Hell, it could be anybody’s here at the band’s Hollywood rehearsal studio, where all four Chili Peppers have convened to jam in preparation for their upcoming tour.
I’ve been granted the pleasure of observing the proceedings, Yoko-like, from the one piece of upholstered furniture in the room. Two largish middle-aged roadies who bear a disturbing resemblance to a grown-up Beavis and Butt-Head stand in stark contrast to the four rock stars, who are stripped to their waists, tattooed and muscle-bound, thanks in part to the bench press that sits prominently in the center of the room. I’d figure I’d stick around for a song or two, you know, get the feel for how the band works, and disappear. Then Navarro removes his denim overalls and continues to play in nothing but his undies.
I decide to stick around for a few more songs.
Feigning nonchalance, I pick up a magazine and bury myself deep within its pages when I hear Flea yelling, “Ann? ANNNN!”
“Uh, yeah? What?”
“Do you like that song?” he asks about the gloriously melodic “Aeroplane,” which the band had just run through.
“Uh, yeah. I love it. Why?”
“My sister hates it.”
“Eighties pop drivel,” Smith snorts.
“I love ’80s pop drivel,” I demurely counter, before slinking back to my magazine.
Later, after rehearsal breaks up and the band fire up their Harleys and scatter like coyotes in the Hollywood Hills, I ease into my sensible Volvo and head east down Melrose Avenue. “I like pleasure spiked with pain / And music is my airplane,” sings a laid-back Kiedis from my car stereo. Just when it seems like all is right in the world, a traffic cop slows my progress. A nasty little accident had just occurred moments before at the intersection of Virgil and Melrose. Shards of glass and metal blanket the street. I slow down long enough to catch a glimpse of the bloody aftermath. Although I can’t see her face, the neckline of the young woman’s white T-shirt looks as if it had been tie-died crimson-red. Everything moves in super-slow motion.
“Looking in my rearview mirror,” Kiedis continues. “Looking in my rearview mirror / I can make it disappear.”
One block later, the ugliness is gone, a distant memory, just another shitty day in Paradise. “Just one note could make me float,” Kiedis croons, “make me float away.” The song spins ’round my head as I drive the same palm-lined streets that both O.J. and the LAPD freely roamed.
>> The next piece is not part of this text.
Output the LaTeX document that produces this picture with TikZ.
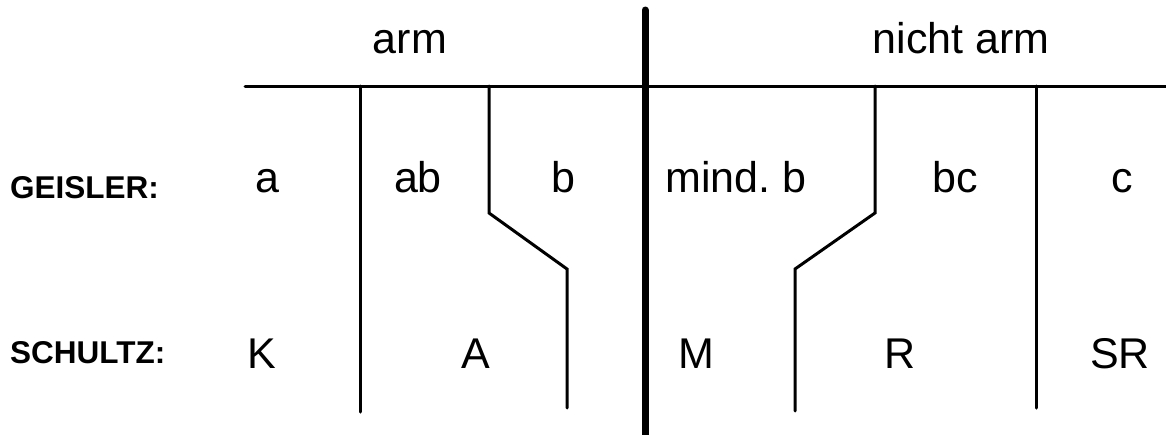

After each fire, riot, earthquake, gang shooting, and misguided verdict, everyone I know here threatens to move. but we just can’t seem to shake the craving for just one more taste, one more fix of the sunny SoCal lifestyle. Maybe Bertolt Brecht was right. In his epic poem from the 1940s, “Hollywood Elegies,” Brecht wrote that when God was creating heaven and hell, he decided to save time and put them both in the same place: Los Angeles.